OBJECTIVE:
Leave out all pictures. Return exactly the lines from the top of the material through the line containing "Chart.register(...registerables);".

Begin MATERIAL TO PROCESS

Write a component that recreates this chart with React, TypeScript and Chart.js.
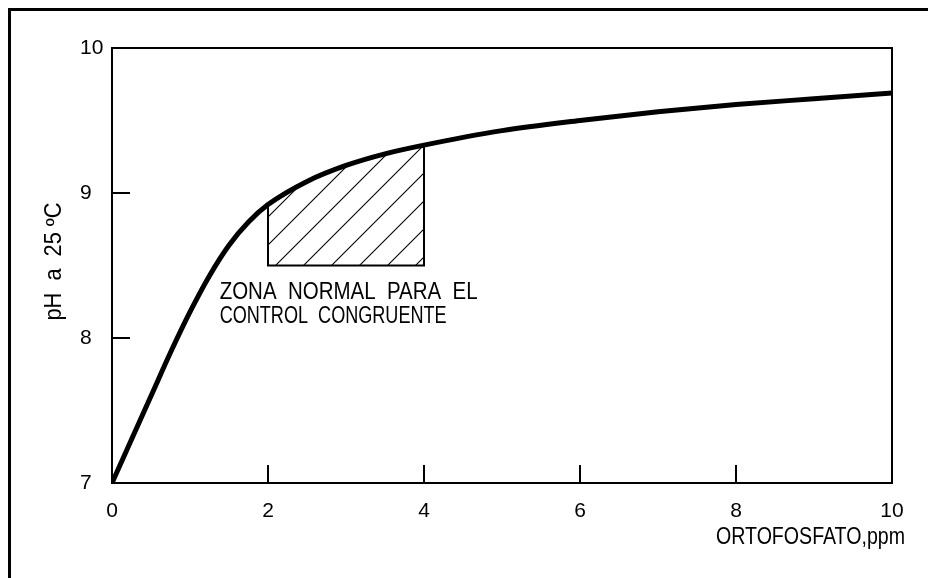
import React, { useEffect, useRef } from "react";
import { Chart, registerables } from "chart.js";

Chart.register(...registerables);

// ---- data ----
const phosphatePpm = [0, 0.25, 0.5, 0.75, 1, 1.25, 1.5, 1.75, 2, 2.5, 3, 3.5, 4, 5, 6, 7, 8, 9, 10];
const phAt25C = [7, 7.3, 7.6, 7.9, 8.18, 8.43, 8.64, 8.8, 8.92, 9.08, 9.19, 9.27, 9.33, 9.43, 9.5, 9.56, 9.61, 9.65, 9.69];
const zoneFrom = 2;
const zoneTo = 4;
const zoneFloor = 8.5;
const xTickValues = [0, 2, 4, 6, 8, 10];
const yTickValues = [7, 8, 9, 10];
const zoneLabel = ["ZONA  NORMAL  PARA  EL", "CONTROL  CONGRUENTE"];
const xTitle = "ORTOFOSFATO,ppm";
const yTitle = "pH  a  25 ºC";

const FONT = "'Liberation Sans', Arial, sans-serif";

function makeHatch(): CanvasPattern | string {
  const s = 28;
  const c = document.createElement("canvas");
  c.width = s;
  c.height = s;
  const g = c.getContext("2d");
  if (!g) return "rgba(0,0,0,0)";
  g.strokeStyle = "#000";
  g.lineWidth = 1.1;
  g.beginPath();
  g.moveTo(-2, s + 2);
  g.lineTo(s + 2, -2);
  g.moveTo(-2, 2);
  g.lineTo(2, -2);
  g.moveTo(s - 2, s + 2);
  g.lineTo(s + 2, s - 2);
  g.stroke();
  const p = g.createPattern(c, "repeat");
  if (!p) return "rgba(0,0,0,0)";
  try {
    p.setTransform(new DOMMatrix().translate(9, 0));
  } catch (e) {
    /* ignore */
  }
  return p;
}

// draw text squeezed horizontally to a given width (the original uses a narrow drafting font)
function fitText(ctx: CanvasRenderingContext2D, text: string, x: number, y: number, width: number, align: "left" | "right" | "center") {
  const w = ctx.measureText(text).width;
  const sx = width / w;
  ctx.save();
  ctx.translate(x, y);
  ctx.scale(sx, 1);
  ctx.textAlign = align;
  ctx.fillText(text, 0, 0);
  ctx.restore();
}

const decorPlugin = {
  id: "decor",
  afterDraw(chart: any) {
    const { ctx, chartArea, scales } = chart;
    const xs = scales.x;
    const ys = scales.y;
    ctx.save();
    ctx.strokeStyle = "#000";
    ctx.lineWidth = 2;
    // plot frame
    ctx.strokeRect(chartArea.left, chartArea.top, chartArea.right - chartArea.left, chartArea.bottom - chartArea.top);
    // inside ticks
    const tl = 18;
    ctx.beginPath();
    xTickValues.slice(1, -1).forEach((v) => {
      const px = Math.round(xs.getPixelForValue(v));
      ctx.moveTo(px, chartArea.bottom);
      ctx.lineTo(px, chartArea.bottom - tl);
    });
    yTickValues.slice(1, -1).forEach((v) => {
      const py = Math.round(ys.getPixelForValue(v));
      ctx.moveTo(chartArea.left, py);
      ctx.lineTo(chartArea.left + tl, py);
    });
    ctx.stroke();

    ctx.fillStyle = "#000";
    ctx.font = `23px ${FONT}`;
    ctx.textBaseline = "middle";
    // zone label
    const lx = xs.getPixelForValue(1.38);
    fitText(ctx, zoneLabel[0], lx, ys.getPixelForValue(8.31), 258, "left");
    fitText(ctx, zoneLabel[1], lx, ys.getPixelForValue(8.145), 227, "left");

    // x title
    fitText(ctx, xTitle, chartArea.right + 13, chartArea.bottom + 55, 189, "right");

    // y title
    ctx.translate(55, (chartArea.top + chartArea.bottom) / 2 - 4);
    ctx.rotate(-Math.PI / 2);
    fitText(ctx, yTitle, 0, 0, 118, "center");
    ctx.restore();
  },
};

export default function App() {
  const ref = useRef<HTMLCanvasElement | null>(null);

  useEffect(() => {
    const canvas = ref.current;
    if (!canvas) return;
    const curve = phosphatePpm.map((x, i) => ({ x, y: phAt25C[i] }));
    const zoneTop = curve.filter((p) => p.x >= zoneFrom && p.x <= zoneTo);
    const yAtFrom = zoneTop[0].y;
    const yAtTo = zoneTop[zoneTop.length - 1].y;
    const outline = [
      { x: zoneFrom, y: yAtFrom },
      { x: zoneFrom, y: zoneFloor },
      { x: zoneTo, y: zoneFloor },
      { x: zoneTo, y: yAtTo },
    ];

    const chart = new Chart(canvas, {
      type: "line",
      data: {
        datasets: [
          {
            data: curve,
            borderColor: "#000",
            borderWidth: 5,
            pointRadius: 0,
            fill: false,
            cubicInterpolationMode: "monotone",
            order: 0,
          },
          {
            data: outline,
            borderColor: "#000",
            borderWidth: 2,
            pointRadius: 0,
            fill: false,
            tension: 0,
            order: 1,
          },
          {
            data: zoneTop,
            borderWidth: 0,
            borderColor: "rgba(0,0,0,0)",
            backgroundColor: makeHatch() as any,
            pointRadius: 0,
            fill: { value: zoneFloor },
            cubicInterpolationMode: "monotone",
            order: 2,
          },
        ],
      },
      options: {
        animation: false,
        responsive: false,
        events: [],
        layout: { padding: { left: 80, top: 48, right: 36, bottom: 35 } },
        plugins: { legend: { display: false }, tooltip: { enabled: false } },
        scales: {
          x: {
            type: "linear",
            min: 0,
            max: 10,
            grid: { display: false },
            border: { display: false },
            afterFit: (s: any) => {
              s.height = 60;
            },
            afterBuildTicks: (s: any) => {
              s.ticks = xTickValues.map((v) => ({ value: v }));
            },
            ticks: {
              color: "#000",
              padding: 8,
              font: { family: FONT, size: 21 },
            },
          },
          y: {
            type: "linear",
            min: 7,
            max: 10,
            grid: { display: false },
            border: { display: false },
            afterFit: (s: any) => {
              s.width = 32;
            },
            afterBuildTicks: (s: any) => {
              s.ticks = yTickValues.map((v) => ({ value: v }));
            },
            ticks: {
              color: "#000",
              padding: 8,
              crossAlign: "far",
              font: { family: FONT, size: 21 },
            },
          },
        },
      },
      plugins: [decorPlugin],
    } as any);
    return () => chart.destroy();
  }, []);

  return (
    <>
      <div
        style={{
          position: "fixed",
          left: 8,
          top: 8,
          width: 960,
          height: 620,
          borderTop: "3px solid #000",
          borderLeft: "3px solid #000",
          pointerEvents: "none",
        }}
      />
      <canvas
        ref={ref}
        width={928}
        height={578}
        style={{ position: "fixed", left: 0, top: 0, width: 928, height: 578 }}
      />
    </>
  );
}
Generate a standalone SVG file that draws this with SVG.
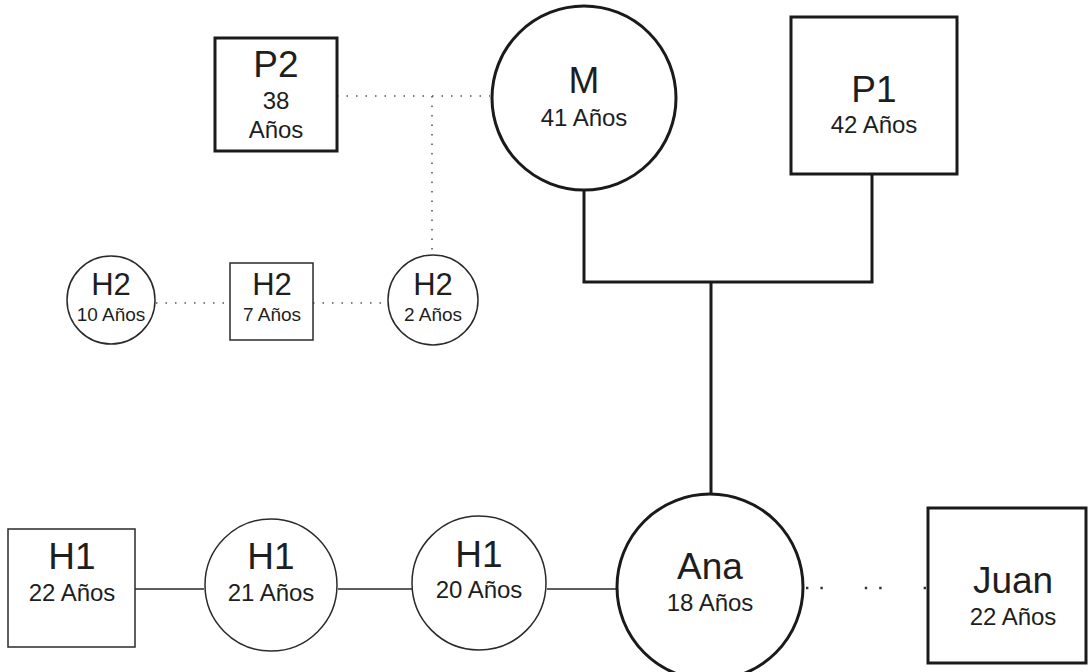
<svg xmlns="http://www.w3.org/2000/svg" width="1089" height="672" viewBox="0 0 1089 672">
<style>
text{font-family:"Liberation Sans",Arial,sans-serif;fill:#1e1e1e;text-anchor:middle}
.thick{fill:#fff;stroke:#1a1a1a;stroke-width:3}
.thin{fill:#fff;stroke:#2a2a2a;stroke-width:1.5}
.line{fill:none;stroke:#1a1a1a;stroke-width:3}
.tline{fill:none;stroke:#2a2a2a;stroke-width:1.5}
.dot{fill:none;stroke:#555;stroke-width:1.6;stroke-dasharray:1.5 8}
.dot2{fill:none;stroke:#333;stroke-width:2.4;stroke-dasharray:2.4 12 2.4 42}
.big{font-size:37px}
.mid{font-size:24px}
.sm{font-size:19px}
.h2{font-size:31px}
</style>
<rect width="1089" height="672" fill="#fff"/>
<g id="connectors">
<path class="line" d="M584 190 V282 H872 V174 M711 282 V493"/>
<path class="dot" d="M337 96 H490 M432 96 V256"/>
<path class="dot" d="M156 303 H230 M313 303 H388"/>
<path class="tline" d="M135 589 H204 M338 589 H412 M547 589 H617"/>
<path class="dot2" d="M806 588 H926"/>
</g>
<g id="P2"><rect class="thick" x="215" y="38" width="122" height="113"/>
<text class="big" x="276" y="77">P2</text><text class="mid" x="276" y="109">38</text><text class="mid" x="276" y="138">Años</text></g>
<g id="M"><circle class="thick" cx="584" cy="98" r="92"/>
<text class="big" x="584" y="93">M</text><text class="mid" x="584" y="126">41 Años</text></g>
<g id="P1"><rect class="thick" x="791" y="17" width="166" height="157"/>
<text class="big" x="874" y="102">P1</text><text class="mid" x="874" y="133">42 Años</text></g>
<g id="H2a"><circle class="thin" cx="111" cy="300" r="44"/>
<text class="h2" x="111" y="295">H2</text><text class="sm" x="111" y="321">10 Años</text></g>
<g id="H2b"><rect class="thin" x="230" y="263" width="83" height="77"/>
<text class="h2" x="272" y="295">H2</text><text class="sm" x="272" y="321">7 Años</text></g>
<g id="H2c"><circle class="thin" cx="433" cy="300" r="45"/>
<text class="h2" x="433" y="295">H2</text><text class="sm" x="433" y="321">2 Años</text></g>
<g id="H1a"><rect class="thin" x="8" y="529" width="127" height="118"/>
<text class="big" x="72" y="569">H1</text><text class="mid" x="72" y="601">22 Años</text></g>
<g id="H1b"><circle class="thin" cx="271" cy="585" r="66"/>
<text class="big" x="271" y="569">H1</text><text class="mid" x="271" y="601">21 Años</text></g>
<g id="H1c"><circle class="thin" cx="479" cy="583" r="67"/>
<text class="big" x="479" y="567">H1</text><text class="mid" x="479" y="598">20 Años</text></g>
<g id="Ana"><circle class="thick" cx="710" cy="587" r="93"/>
<text class="big" x="710" y="579">Ana</text><text class="mid" x="710" y="611">18  Años</text></g>
<g id="Juan"><rect class="thick" x="928" y="508" width="158" height="155"/>
<text class="big" x="1013" y="593">Juan</text><text class="mid" x="1013" y="625">22 Años</text></g>
</svg>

End MATERIAL TO PROCESS

RESPONSE TO THIS TASK:
Write a component that recreates this chart with React, TypeScript and Chart.js.
import React, { useEffect, useRef } from "react";
import { Chart, registerables } from "chart.js";

Chart.register(...registerables);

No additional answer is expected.